A few years later, it released “Journey of a Paper Son.

The narrative story takes inspiration from the historical aftermath of the Chinese Exclusion Act of 1882.

“Chinese people found inventive ways to try to enter the country, such as through the ‘paper son’ phenomenon. What they did was buy fake papers under an alias, creating an entire fake identity,” Lai said.

It had been on the dawn of April 18, 1906, when an earthquake struck the heart of San Francisco, devastating neighborhoods, and resulting in 3,000 deaths.

“The earthquake had destroyed a lot of records, so people would claim to be citizens with the hopes of bringing back their relatives from home,” he said. The short film centers on a man who wishes to reclaim his original name in his final days, revealing his true identity to his children. In the midst of an identity crisis, a family paints a portrait of the fundamental issues that Asian Americans face.

“As an Asian American, you just want to be able to see more stories about yourself in your culture. I think that is true for many other races and cultures,” he said. “You just yearn for that when you turn on the television, so you can find shows and movies like that. Nowadays, when you turn on Netflix you see more of that, but when I started, there wasn’t any.”

A study conducted by USC titled The Prevalence of Asian and Pacific Islanders across 1,300 Popular films shows that between 2007 and 2019, only 25 directors of top films were of Asian or Pacific Islander descent. 

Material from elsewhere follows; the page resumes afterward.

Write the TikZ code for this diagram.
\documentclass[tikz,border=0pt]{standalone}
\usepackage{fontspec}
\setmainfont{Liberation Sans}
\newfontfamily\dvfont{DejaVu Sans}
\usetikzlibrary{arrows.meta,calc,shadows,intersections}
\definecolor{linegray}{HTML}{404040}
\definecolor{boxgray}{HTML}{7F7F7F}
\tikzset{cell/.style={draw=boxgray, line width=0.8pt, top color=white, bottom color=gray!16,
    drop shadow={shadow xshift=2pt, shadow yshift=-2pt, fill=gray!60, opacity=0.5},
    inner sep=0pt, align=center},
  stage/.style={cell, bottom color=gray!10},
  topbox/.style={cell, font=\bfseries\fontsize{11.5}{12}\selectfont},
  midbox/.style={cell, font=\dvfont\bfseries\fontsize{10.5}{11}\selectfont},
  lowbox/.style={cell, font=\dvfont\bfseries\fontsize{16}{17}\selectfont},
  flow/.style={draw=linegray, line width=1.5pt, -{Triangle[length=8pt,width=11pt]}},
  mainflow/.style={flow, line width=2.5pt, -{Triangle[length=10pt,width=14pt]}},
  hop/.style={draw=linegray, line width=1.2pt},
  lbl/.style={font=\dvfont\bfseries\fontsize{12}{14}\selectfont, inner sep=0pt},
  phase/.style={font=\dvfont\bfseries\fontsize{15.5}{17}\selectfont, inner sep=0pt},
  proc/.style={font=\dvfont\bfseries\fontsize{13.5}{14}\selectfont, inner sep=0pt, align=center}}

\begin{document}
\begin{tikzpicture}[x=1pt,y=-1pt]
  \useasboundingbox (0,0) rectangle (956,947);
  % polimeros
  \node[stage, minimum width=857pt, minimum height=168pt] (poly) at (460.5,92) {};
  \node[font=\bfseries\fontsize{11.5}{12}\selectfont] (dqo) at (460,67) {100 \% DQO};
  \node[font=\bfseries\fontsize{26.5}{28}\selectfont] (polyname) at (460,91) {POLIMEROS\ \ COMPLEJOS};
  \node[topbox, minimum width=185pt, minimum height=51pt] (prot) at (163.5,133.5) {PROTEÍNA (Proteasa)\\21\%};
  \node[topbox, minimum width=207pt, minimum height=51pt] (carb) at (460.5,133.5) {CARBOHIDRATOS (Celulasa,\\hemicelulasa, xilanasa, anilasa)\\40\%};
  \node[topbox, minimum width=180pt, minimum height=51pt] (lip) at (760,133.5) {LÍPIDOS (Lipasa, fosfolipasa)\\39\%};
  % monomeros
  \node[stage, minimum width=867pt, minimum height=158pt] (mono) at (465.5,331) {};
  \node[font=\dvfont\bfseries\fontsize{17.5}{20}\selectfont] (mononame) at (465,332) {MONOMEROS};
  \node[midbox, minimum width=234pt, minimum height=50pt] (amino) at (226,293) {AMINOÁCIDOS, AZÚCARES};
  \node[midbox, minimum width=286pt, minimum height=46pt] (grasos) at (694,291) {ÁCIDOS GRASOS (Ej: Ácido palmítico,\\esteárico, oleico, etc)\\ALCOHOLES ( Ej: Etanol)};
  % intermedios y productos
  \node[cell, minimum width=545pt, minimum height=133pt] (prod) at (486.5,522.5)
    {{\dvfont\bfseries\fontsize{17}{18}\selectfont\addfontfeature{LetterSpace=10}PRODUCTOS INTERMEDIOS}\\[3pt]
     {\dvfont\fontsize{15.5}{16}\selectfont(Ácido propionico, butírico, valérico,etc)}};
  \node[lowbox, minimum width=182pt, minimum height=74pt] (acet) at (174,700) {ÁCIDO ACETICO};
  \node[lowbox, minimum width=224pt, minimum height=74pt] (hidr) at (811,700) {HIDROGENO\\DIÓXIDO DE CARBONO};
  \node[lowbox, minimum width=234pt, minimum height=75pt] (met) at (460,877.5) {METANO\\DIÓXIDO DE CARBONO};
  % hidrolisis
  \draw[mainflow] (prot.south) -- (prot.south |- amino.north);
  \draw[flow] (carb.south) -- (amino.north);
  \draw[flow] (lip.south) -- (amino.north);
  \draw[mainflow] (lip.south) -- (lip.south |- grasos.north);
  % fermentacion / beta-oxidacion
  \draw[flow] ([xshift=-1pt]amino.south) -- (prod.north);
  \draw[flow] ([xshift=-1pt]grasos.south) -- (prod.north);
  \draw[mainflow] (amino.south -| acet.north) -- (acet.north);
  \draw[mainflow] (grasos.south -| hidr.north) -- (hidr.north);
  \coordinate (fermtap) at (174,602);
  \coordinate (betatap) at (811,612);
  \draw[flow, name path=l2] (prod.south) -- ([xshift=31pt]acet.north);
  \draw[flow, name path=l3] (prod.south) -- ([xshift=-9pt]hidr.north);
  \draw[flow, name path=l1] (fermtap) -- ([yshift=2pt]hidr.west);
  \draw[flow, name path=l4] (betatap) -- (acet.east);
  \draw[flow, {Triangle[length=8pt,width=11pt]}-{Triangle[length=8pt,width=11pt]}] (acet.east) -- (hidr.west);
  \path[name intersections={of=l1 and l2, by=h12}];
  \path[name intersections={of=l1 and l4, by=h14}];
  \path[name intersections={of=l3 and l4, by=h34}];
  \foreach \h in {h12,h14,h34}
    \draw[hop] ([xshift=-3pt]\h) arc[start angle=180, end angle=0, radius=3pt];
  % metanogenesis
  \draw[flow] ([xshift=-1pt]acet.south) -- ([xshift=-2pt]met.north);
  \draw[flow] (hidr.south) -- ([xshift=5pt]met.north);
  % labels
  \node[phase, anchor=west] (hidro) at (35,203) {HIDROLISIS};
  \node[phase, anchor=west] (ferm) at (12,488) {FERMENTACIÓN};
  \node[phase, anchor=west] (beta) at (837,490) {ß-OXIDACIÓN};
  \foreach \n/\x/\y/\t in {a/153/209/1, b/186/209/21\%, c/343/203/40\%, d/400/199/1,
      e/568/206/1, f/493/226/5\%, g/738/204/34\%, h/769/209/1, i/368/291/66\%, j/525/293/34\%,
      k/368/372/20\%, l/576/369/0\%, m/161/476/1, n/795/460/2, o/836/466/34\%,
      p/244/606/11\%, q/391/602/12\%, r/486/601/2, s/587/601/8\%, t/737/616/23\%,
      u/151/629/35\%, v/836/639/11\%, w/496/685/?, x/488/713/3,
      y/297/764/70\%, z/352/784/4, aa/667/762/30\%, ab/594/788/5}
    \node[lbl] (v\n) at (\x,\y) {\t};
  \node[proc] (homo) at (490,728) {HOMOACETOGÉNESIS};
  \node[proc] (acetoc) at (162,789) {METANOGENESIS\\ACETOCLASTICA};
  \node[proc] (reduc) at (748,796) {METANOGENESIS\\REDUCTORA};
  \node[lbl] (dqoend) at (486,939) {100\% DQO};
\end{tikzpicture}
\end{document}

Lai said some of his biggest inspirations are well-known in Asian cinema, directors such as Wong Kar-Wai and Akira Kurosawa, the latter of which served as inspiration for the name of Lai’s production company.

Kurosawa, a Japanese filmmaker in the mid-half of the twentieth century, captured the essence of the human condition in numerous critically praised films such as “Seven Samurai” and “Rashomon.” 

Lai’s latest project is a feature documentary, “Craft of Speed.”

The documentary centers around Shige Suganuma and Chico Kodama, Japanese hot-rod engineers who have worked in the business for over 30 years.

As Asian-American pioneers in their industry, they battled against racism and xenophobia and ultimately created a global following,” Lai said.

Justin Chen, a professor at Cal State University Los Angeles in the television, film and media studies department, commented on the diverse potential of documentary filmmaking.

Due to the broad and wide-reaching nature of most mainstream narrative films, there are certain kinds of stories they are often unwilling to touch. Documentaries thrive on such stories but have gone unnoticed by the general public, due to a lack of coverage,” he said. “Their calls to action have made a real positive change in the past and that is what many documentarians are striving to achieve.”

Tuan Tran, a friend and professional colleague of Lai’s, said he is a unique filmmaker.

“He’s very meticulous in setting things up and shooting, more precise. He’s a very straightforward guy; if he sets out to do something, he’ll do it,” Tran said.

In his spare time, Lai has had the opportunity to be a guest lecturer in middle schools and colleges, including Cal State LA.

He hopes to encourage younger generations who want to break into film, offering advice and resources that weren’t available to him growing up.

“I want to make it easier for kids who might be into film or from photography, or the arts in general, to explore these ideas. So that whether or not they become a filmmaker, photographer or writer, or an artist, I want them to expose them to the arts so that it can really enrich their lives so that it improves anything that they do,” Lai said. “Creativity is key for anything.”